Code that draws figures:
[Begin]
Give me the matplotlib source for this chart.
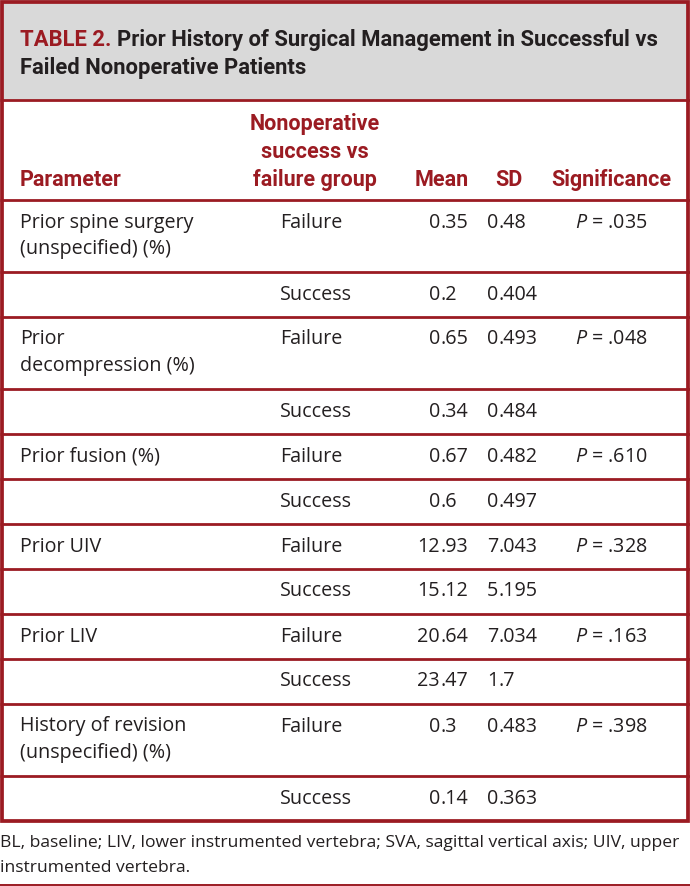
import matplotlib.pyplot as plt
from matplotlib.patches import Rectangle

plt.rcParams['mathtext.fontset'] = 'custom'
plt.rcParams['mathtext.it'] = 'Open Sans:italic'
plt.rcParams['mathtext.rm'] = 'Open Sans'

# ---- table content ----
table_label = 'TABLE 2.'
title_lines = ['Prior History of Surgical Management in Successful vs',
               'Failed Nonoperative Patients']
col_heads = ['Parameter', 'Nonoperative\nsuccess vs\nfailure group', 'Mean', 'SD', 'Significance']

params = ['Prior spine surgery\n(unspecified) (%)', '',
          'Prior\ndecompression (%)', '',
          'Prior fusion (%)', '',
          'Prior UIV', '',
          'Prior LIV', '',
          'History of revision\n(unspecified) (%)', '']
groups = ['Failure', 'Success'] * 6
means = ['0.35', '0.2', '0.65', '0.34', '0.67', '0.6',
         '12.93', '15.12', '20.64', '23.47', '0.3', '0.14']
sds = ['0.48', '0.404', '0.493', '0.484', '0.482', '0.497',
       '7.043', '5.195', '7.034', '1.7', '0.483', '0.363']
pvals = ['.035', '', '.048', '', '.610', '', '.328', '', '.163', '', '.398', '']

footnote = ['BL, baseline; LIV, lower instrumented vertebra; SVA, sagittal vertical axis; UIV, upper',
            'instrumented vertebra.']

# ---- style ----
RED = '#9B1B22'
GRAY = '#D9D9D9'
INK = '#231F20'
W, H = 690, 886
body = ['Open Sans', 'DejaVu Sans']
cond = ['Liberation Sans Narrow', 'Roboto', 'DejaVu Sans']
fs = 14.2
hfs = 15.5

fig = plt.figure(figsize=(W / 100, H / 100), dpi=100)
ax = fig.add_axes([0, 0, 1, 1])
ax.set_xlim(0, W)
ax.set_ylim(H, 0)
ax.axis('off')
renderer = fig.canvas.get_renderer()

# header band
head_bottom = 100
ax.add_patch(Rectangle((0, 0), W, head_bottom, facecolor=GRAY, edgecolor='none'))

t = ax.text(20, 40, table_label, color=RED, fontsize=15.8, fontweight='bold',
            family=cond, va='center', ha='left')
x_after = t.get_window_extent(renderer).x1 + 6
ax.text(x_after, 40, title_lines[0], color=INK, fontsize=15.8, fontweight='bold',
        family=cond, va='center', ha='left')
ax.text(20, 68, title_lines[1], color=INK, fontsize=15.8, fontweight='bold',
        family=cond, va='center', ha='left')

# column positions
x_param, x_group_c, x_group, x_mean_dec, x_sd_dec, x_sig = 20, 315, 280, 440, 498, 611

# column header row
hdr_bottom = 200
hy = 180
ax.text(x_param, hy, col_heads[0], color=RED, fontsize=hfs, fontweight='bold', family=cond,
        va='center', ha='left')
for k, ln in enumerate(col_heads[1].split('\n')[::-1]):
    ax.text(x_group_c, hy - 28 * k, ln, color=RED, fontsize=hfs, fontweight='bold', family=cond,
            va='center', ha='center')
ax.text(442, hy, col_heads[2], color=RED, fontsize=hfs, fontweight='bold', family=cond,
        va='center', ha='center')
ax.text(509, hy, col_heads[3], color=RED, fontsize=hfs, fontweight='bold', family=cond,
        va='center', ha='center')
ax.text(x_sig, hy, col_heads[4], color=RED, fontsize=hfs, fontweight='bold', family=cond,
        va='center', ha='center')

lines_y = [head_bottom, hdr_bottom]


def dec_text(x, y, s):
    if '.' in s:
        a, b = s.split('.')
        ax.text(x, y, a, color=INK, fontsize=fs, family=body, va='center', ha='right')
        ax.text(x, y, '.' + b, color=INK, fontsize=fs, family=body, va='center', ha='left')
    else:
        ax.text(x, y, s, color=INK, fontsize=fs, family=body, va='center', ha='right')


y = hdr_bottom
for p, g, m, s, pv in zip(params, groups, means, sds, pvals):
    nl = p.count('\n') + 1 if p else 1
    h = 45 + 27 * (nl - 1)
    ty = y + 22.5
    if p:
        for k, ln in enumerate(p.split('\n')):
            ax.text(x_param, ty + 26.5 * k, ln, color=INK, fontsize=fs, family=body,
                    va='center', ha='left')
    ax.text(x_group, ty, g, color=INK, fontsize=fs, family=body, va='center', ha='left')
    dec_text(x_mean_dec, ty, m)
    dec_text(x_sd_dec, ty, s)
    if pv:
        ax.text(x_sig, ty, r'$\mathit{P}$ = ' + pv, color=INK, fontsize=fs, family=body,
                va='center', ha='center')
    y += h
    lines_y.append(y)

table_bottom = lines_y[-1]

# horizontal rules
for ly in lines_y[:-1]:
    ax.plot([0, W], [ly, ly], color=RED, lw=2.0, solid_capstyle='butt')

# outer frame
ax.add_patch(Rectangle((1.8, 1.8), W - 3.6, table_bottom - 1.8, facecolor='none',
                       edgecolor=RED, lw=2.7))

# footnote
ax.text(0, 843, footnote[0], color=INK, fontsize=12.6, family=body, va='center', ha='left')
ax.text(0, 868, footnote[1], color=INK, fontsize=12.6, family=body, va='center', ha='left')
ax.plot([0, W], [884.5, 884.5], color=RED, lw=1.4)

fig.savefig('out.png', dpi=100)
[End]
[Begin]
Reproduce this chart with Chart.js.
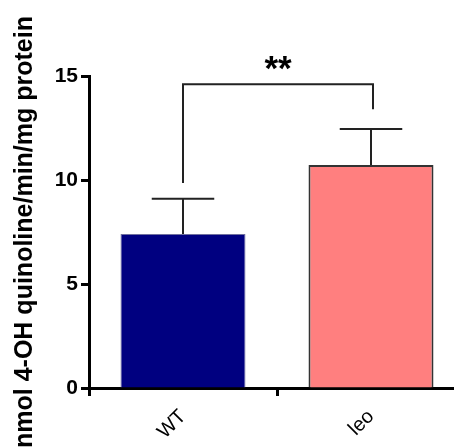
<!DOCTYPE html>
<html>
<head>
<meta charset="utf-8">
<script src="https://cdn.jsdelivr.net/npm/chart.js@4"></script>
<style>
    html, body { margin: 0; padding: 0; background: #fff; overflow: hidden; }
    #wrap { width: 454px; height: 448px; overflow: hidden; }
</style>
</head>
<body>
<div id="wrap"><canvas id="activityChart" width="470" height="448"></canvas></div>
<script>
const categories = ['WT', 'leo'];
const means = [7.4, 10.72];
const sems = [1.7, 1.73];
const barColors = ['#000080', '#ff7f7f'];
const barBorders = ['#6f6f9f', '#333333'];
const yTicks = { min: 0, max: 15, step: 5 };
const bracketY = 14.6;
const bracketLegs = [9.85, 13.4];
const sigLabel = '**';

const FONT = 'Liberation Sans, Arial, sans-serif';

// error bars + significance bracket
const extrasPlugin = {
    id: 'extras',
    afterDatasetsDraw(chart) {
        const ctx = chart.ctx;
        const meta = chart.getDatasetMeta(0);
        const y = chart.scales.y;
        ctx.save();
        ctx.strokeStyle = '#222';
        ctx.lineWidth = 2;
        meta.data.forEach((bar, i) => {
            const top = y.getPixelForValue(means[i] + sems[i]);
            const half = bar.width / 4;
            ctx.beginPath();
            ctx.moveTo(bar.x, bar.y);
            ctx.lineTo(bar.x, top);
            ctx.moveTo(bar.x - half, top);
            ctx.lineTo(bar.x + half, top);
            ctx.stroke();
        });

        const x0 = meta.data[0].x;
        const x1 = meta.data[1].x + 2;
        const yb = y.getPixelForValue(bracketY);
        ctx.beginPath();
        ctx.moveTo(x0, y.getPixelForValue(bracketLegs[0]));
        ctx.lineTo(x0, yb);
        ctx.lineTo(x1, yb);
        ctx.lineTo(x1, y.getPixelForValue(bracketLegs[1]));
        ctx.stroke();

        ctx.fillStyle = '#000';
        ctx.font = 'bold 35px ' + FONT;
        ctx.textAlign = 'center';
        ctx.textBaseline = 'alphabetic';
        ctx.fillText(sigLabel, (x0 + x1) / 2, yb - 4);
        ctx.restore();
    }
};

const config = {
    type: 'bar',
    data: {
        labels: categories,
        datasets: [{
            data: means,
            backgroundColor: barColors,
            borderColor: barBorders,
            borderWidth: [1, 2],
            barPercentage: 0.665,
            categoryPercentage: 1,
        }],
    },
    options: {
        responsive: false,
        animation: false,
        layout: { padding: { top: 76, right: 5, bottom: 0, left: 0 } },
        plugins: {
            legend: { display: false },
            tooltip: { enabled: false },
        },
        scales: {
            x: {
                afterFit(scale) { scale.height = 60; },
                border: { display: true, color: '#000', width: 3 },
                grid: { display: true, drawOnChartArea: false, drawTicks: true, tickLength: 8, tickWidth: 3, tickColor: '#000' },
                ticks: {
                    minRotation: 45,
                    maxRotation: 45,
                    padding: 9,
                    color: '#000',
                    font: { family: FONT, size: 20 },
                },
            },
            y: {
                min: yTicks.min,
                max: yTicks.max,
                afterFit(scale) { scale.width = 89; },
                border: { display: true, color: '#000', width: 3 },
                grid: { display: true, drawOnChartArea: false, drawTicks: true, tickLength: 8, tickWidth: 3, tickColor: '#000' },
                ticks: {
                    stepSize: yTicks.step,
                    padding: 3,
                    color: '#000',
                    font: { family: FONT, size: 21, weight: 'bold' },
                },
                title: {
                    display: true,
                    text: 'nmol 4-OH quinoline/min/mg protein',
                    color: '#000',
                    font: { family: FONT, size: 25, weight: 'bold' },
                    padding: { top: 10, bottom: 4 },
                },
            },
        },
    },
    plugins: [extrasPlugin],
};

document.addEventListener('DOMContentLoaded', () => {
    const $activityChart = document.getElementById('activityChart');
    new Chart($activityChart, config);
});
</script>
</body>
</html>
[End]
▶ **What to produce**:
In the listing above, count each line that holds the string "this". Give the number only.

▶ **Response**:
2